Hace más de una semana que la chispa de un odio delirante brotó a 20 kilómetros de Johannesburgo. Hoy las cifras hablan de 42 muertos, cientos de heridos, más de quince mil desplazados y otros tantos de miles continúan huyendo por las calles en busca de algún cuartel policial que los proteja de la muerte. Esta vez no son los blancos segregacionistas con escopeta en mano disparando a diestra y siniestra en los suburbios obreros creados por el apartheid en la década de los sesenta. Hoy ya no huele a pólvora en aquel sitio sino que a carne humana chamuscada por el fuego, la policía incapaz de controlar la situación observa como las turbas de gentío negro y pobre descarga sus frustraciones con el colectivo inmigrante que también es negro, pobre y sin derechos.

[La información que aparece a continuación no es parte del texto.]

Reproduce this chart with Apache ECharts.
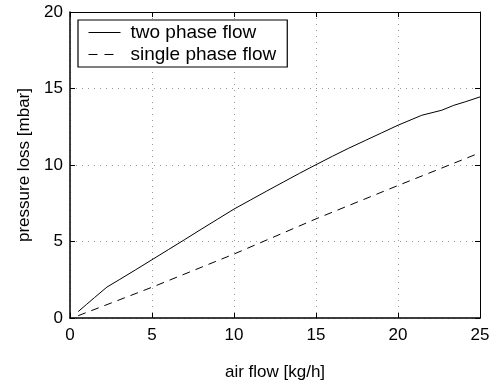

Se calcula que más de tres millones de personas han dejado atrás su natal Zimbabwe huyendo del hambre y la violencia desatada por el régimen de Robert Mugabe, al cuál pareciera que poco le importa que la tasa de paro de la población este en un 80% y que la inflación supere el 160.000%.
Centenares de negros Surafricanos agobiados por el paro, el alza de los productos de primera necesidad, abandonados a la deriva de una capital boyante sin servicios públicos que les den asistencia y los protejan, se echan a la calle con sus machetes y barras de hierro que no descansarán de descargar su irá en otro cuerpo negro y pobre que sólo puede huir unos metros antes de caer ensangrentado ante el jubilo de los nuevos chacales que gritan y cantan envueltos en una danza macabra que recuerdan el genocidio de Ruanda.
De nada han servido los llamados a la calma. La multiculturalidad y la tolerancia trabajada con esmero por el estado, desde la vuelta a la vida para los que no eran blancos, se ha desvanecido en los suburbios tras el shock moral que significa la cacería de pobres contra pobres. Ahora los militares vuelven a ocupar los guetos (Germiston, Alexandra) con la misión de evitar que la sangría continúe.